◆ YOUR GOAL: Exclude pictures. Extract exactly the lines from the one that contains "Rebuild this diagram" down to the one that contains "(nivel) at (63,33)", both included.

(Charts and diagrams as code)
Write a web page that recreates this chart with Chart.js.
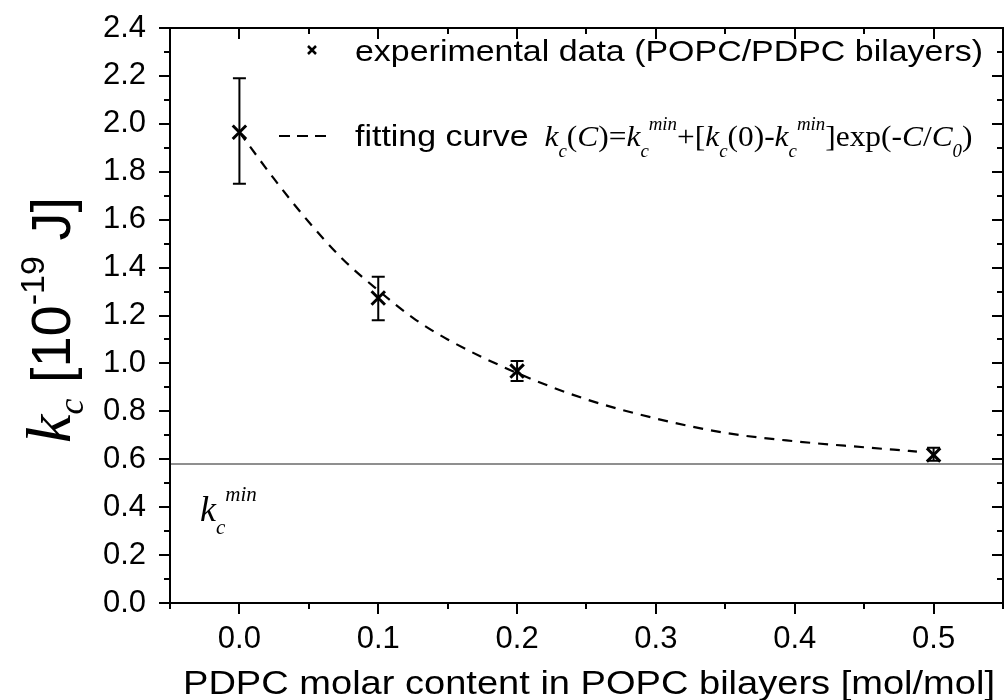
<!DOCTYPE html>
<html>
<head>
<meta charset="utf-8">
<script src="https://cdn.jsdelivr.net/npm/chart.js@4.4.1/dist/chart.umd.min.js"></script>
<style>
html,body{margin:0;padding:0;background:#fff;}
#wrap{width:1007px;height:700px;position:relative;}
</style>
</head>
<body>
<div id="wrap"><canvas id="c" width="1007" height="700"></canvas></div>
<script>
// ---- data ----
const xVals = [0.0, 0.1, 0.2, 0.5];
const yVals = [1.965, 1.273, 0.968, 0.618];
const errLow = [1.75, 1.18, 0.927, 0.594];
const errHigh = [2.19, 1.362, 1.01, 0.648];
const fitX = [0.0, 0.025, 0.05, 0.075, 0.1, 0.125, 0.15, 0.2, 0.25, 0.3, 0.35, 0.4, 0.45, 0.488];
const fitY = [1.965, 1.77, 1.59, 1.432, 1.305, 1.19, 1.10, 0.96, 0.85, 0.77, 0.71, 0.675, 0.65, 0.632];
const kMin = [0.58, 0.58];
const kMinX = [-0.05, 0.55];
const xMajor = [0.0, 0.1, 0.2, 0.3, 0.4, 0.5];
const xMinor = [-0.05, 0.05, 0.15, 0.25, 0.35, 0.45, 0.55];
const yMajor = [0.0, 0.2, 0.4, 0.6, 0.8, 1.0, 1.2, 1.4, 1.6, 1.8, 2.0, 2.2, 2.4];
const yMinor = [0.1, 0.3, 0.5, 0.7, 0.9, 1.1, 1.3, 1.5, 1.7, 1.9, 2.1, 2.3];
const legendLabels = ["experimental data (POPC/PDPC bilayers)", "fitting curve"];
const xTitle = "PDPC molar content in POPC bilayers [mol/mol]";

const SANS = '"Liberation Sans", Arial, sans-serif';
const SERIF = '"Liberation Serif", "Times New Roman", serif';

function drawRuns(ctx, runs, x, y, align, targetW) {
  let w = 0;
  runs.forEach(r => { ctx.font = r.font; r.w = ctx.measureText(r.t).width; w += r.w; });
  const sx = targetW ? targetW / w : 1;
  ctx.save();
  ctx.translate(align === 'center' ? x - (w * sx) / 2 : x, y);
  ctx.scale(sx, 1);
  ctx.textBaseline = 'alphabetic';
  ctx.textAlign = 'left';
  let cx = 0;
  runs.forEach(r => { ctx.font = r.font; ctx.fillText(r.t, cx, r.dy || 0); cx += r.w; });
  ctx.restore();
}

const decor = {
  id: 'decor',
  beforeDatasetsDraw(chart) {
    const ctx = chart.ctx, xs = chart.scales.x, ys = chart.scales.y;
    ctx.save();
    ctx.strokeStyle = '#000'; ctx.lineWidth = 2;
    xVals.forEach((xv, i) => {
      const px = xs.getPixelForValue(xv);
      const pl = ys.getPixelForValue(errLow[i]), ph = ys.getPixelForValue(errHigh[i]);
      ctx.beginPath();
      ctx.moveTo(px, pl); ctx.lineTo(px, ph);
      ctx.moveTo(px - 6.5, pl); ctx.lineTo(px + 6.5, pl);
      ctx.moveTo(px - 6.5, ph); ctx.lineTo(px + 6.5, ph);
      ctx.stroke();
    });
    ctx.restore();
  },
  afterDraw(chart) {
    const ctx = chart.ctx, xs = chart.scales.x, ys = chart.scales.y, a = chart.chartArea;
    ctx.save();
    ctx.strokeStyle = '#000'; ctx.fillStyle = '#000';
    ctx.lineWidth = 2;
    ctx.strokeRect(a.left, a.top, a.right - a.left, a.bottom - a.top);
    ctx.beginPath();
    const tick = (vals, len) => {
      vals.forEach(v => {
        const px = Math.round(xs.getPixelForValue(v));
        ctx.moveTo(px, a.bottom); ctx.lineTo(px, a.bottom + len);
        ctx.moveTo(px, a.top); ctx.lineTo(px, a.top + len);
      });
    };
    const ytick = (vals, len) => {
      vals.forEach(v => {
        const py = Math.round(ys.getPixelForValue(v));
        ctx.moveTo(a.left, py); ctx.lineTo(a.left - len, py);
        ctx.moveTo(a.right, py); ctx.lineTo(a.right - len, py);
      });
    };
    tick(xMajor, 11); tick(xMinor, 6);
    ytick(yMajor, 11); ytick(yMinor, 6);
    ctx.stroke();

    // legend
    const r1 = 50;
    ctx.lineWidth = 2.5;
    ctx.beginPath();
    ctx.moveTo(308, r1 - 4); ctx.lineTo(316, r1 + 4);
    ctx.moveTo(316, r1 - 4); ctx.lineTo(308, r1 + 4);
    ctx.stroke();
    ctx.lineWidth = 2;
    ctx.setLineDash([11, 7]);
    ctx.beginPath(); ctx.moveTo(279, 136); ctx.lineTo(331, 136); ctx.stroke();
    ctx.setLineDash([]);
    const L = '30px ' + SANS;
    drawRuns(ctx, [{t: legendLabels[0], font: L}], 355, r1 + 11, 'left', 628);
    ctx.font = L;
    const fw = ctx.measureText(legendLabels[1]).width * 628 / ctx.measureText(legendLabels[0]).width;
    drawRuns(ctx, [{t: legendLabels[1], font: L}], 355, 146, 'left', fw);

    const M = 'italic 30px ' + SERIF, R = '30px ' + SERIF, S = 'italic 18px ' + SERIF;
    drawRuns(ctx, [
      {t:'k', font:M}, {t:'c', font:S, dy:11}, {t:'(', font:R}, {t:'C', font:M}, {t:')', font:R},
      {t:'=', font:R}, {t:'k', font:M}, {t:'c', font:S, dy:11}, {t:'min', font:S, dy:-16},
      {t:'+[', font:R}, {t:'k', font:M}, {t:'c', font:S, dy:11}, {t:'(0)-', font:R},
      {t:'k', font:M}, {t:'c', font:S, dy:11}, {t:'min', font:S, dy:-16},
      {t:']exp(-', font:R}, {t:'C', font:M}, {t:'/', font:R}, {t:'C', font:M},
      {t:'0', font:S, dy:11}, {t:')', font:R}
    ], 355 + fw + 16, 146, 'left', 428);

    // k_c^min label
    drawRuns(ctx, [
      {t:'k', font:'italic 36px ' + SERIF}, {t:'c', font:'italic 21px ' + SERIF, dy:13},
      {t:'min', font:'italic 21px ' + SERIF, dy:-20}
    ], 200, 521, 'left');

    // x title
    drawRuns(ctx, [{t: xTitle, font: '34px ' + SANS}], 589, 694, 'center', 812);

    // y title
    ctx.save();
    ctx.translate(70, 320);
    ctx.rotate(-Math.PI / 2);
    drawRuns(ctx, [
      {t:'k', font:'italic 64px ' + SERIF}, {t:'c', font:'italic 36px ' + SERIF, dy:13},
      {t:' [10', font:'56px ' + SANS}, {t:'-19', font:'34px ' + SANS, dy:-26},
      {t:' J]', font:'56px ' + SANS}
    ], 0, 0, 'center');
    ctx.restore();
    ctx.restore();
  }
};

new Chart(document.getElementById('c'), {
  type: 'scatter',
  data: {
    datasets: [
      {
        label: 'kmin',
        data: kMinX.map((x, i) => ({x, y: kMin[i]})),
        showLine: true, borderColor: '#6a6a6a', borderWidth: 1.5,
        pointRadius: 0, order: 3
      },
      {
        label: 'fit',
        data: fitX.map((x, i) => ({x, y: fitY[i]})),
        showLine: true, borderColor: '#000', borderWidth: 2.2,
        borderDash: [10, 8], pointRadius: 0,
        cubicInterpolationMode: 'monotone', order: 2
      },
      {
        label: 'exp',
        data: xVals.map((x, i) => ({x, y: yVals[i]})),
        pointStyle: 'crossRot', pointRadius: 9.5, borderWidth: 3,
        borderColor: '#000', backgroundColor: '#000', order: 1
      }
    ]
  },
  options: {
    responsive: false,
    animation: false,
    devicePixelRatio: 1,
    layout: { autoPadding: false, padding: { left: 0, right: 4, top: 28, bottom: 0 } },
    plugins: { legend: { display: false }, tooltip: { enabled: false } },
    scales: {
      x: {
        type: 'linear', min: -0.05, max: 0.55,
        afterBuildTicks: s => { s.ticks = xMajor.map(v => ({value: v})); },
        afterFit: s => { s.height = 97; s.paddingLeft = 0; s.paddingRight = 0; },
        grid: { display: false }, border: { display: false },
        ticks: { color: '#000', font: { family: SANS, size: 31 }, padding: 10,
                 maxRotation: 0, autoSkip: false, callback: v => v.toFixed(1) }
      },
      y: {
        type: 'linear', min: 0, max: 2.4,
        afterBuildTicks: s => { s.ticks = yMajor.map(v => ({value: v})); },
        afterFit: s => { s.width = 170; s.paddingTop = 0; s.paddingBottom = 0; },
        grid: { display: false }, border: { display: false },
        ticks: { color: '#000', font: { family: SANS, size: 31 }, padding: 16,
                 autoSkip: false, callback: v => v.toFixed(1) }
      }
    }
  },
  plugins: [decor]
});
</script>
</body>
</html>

---

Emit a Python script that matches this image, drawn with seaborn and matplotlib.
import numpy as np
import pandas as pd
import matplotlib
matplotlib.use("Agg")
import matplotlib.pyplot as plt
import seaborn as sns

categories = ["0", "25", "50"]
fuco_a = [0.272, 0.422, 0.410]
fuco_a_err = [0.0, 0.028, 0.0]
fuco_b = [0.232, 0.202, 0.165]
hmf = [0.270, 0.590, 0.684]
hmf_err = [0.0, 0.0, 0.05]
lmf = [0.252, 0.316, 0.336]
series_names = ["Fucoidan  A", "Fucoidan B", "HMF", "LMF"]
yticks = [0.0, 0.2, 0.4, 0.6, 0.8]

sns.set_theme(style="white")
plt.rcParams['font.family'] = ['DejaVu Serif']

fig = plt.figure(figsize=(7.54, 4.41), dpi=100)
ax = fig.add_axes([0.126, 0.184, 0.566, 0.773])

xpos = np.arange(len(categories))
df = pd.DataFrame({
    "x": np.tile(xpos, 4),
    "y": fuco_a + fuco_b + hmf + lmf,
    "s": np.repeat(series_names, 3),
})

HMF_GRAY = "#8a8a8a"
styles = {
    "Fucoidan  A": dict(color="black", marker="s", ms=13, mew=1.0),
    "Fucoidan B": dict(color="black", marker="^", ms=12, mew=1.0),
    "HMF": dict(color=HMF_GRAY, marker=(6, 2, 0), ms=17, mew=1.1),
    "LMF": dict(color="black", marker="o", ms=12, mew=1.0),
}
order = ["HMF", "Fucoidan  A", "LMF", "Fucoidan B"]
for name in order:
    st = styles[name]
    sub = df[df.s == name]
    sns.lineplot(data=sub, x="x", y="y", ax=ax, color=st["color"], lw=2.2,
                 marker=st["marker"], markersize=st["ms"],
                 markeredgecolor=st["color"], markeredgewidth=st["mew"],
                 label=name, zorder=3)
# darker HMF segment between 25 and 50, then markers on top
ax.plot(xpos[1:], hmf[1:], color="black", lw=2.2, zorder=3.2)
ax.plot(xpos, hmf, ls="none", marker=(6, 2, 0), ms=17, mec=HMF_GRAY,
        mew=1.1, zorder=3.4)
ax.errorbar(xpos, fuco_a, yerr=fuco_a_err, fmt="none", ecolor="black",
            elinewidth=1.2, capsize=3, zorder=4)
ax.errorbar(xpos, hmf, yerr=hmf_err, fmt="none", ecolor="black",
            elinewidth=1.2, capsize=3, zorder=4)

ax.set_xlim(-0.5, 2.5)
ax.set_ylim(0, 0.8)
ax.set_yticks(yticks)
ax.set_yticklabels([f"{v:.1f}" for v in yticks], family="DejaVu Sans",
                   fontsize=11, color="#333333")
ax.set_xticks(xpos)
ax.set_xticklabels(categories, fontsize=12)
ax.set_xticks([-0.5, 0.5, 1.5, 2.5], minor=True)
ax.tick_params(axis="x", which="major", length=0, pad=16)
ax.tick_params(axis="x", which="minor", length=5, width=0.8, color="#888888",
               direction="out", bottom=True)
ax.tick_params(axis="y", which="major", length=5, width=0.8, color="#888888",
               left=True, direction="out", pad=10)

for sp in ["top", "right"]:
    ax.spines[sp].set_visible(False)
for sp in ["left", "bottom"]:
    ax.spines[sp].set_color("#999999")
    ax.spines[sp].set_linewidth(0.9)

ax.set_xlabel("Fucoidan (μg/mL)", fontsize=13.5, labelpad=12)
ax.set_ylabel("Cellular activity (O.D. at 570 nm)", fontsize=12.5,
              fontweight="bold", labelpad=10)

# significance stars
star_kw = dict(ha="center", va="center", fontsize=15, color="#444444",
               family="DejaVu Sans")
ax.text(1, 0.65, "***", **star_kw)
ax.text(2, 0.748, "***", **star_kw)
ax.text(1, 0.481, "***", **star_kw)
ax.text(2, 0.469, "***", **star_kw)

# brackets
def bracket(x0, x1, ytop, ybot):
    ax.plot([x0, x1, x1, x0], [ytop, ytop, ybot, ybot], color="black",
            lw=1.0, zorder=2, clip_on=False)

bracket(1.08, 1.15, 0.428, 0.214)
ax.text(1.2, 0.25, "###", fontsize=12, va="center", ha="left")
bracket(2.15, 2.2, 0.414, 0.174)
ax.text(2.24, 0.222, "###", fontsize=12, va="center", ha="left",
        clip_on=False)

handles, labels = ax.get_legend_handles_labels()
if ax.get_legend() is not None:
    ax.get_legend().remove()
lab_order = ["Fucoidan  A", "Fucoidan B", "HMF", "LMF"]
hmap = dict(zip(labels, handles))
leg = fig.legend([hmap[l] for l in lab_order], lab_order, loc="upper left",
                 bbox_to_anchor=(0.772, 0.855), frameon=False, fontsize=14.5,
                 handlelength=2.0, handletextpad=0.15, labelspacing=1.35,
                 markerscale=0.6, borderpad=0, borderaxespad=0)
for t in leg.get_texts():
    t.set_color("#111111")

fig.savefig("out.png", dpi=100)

==

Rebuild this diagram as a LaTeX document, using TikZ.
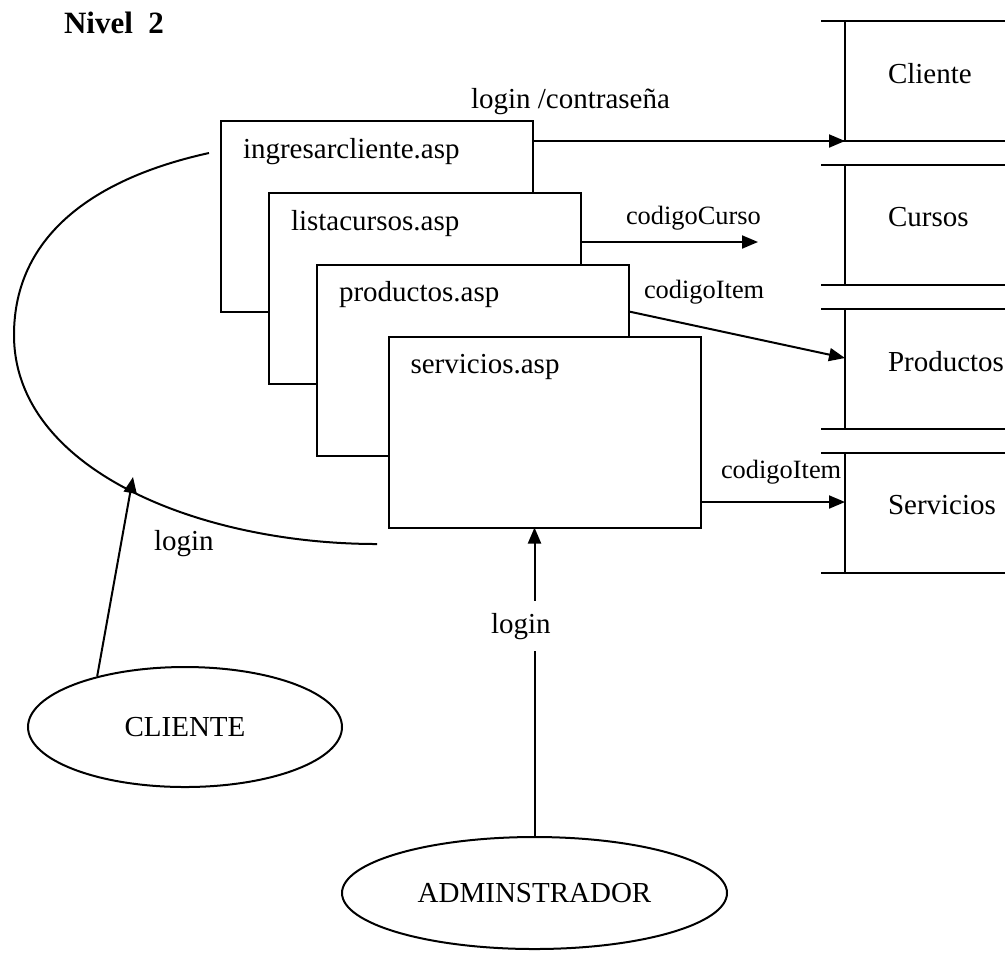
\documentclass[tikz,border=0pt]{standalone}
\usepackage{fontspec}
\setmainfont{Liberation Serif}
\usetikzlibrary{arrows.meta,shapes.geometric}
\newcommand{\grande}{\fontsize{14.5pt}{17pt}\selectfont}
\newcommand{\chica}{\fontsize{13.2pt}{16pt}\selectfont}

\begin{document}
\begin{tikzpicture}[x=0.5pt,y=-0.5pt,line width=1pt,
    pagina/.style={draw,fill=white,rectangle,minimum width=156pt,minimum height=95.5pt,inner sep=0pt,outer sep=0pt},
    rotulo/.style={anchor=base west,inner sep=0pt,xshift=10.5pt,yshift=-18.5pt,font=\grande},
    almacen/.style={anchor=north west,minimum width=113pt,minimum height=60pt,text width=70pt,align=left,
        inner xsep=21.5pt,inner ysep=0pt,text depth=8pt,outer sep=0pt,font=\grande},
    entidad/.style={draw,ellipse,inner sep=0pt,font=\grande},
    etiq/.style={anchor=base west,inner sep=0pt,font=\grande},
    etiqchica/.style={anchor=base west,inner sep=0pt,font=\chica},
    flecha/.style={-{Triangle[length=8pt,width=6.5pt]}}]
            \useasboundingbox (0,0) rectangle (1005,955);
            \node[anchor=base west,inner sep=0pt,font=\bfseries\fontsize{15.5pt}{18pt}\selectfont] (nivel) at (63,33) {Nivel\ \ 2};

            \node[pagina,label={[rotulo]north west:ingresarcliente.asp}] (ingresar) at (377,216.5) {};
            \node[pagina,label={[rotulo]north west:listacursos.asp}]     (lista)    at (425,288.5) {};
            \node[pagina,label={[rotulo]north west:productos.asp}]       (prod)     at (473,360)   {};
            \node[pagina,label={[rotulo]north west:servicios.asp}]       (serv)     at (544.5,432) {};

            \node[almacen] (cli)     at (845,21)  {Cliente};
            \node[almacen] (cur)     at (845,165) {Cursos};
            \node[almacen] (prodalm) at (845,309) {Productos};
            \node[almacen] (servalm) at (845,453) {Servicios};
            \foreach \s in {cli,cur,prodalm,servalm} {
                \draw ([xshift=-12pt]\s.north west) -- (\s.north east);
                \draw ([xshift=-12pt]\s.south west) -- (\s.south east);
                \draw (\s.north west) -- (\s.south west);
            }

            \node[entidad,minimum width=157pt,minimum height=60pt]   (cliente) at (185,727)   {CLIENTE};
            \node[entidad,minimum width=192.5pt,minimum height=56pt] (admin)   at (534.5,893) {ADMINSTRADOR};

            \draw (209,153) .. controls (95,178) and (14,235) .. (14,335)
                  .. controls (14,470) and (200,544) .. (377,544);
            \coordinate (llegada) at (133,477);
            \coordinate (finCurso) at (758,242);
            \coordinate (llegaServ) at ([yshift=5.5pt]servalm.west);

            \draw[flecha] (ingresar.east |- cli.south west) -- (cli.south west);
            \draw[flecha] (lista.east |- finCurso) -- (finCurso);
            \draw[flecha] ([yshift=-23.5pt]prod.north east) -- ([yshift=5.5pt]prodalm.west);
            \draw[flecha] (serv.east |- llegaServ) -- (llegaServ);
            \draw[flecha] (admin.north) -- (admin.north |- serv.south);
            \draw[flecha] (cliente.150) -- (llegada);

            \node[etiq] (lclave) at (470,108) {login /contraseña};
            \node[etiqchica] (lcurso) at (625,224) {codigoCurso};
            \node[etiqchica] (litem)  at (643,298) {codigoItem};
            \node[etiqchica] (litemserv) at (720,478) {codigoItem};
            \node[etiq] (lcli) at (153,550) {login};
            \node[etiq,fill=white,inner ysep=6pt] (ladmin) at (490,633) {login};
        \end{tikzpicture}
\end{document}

◆ SOLUTION TO THIS TASK:
Rebuild this diagram as a LaTeX document, using TikZ.
\documentclass[tikz,border=0pt]{standalone}
\usepackage{fontspec}
\setmainfont{Liberation Serif}
\usetikzlibrary{arrows.meta,shapes.geometric}
\newcommand{\grande}{\fontsize{14.5pt}{17pt}\selectfont}
\newcommand{\chica}{\fontsize{13.2pt}{16pt}\selectfont}

\begin{document}
\begin{tikzpicture}[x=0.5pt,y=-0.5pt,line width=1pt,
    pagina/.style={draw,fill=white,rectangle,minimum width=156pt,minimum height=95.5pt,inner sep=0pt,outer sep=0pt},
    rotulo/.style={anchor=base west,inner sep=0pt,xshift=10.5pt,yshift=-18.5pt,font=\grande},
    almacen/.style={anchor=north west,minimum width=113pt,minimum height=60pt,text width=70pt,align=left,
        inner xsep=21.5pt,inner ysep=0pt,text depth=8pt,outer sep=0pt,font=\grande},
    entidad/.style={draw,ellipse,inner sep=0pt,font=\grande},
    etiq/.style={anchor=base west,inner sep=0pt,font=\grande},
    etiqchica/.style={anchor=base west,inner sep=0pt,font=\chica},
    flecha/.style={-{Triangle[length=8pt,width=6.5pt]}}]
            \useasboundingbox (0,0) rectangle (1005,955);
            \node[anchor=base west,inner sep=0pt,font=\bfseries\fontsize{15.5pt}{18pt}\selectfont] (nivel) at (63,33) {Nivel\ \ 2};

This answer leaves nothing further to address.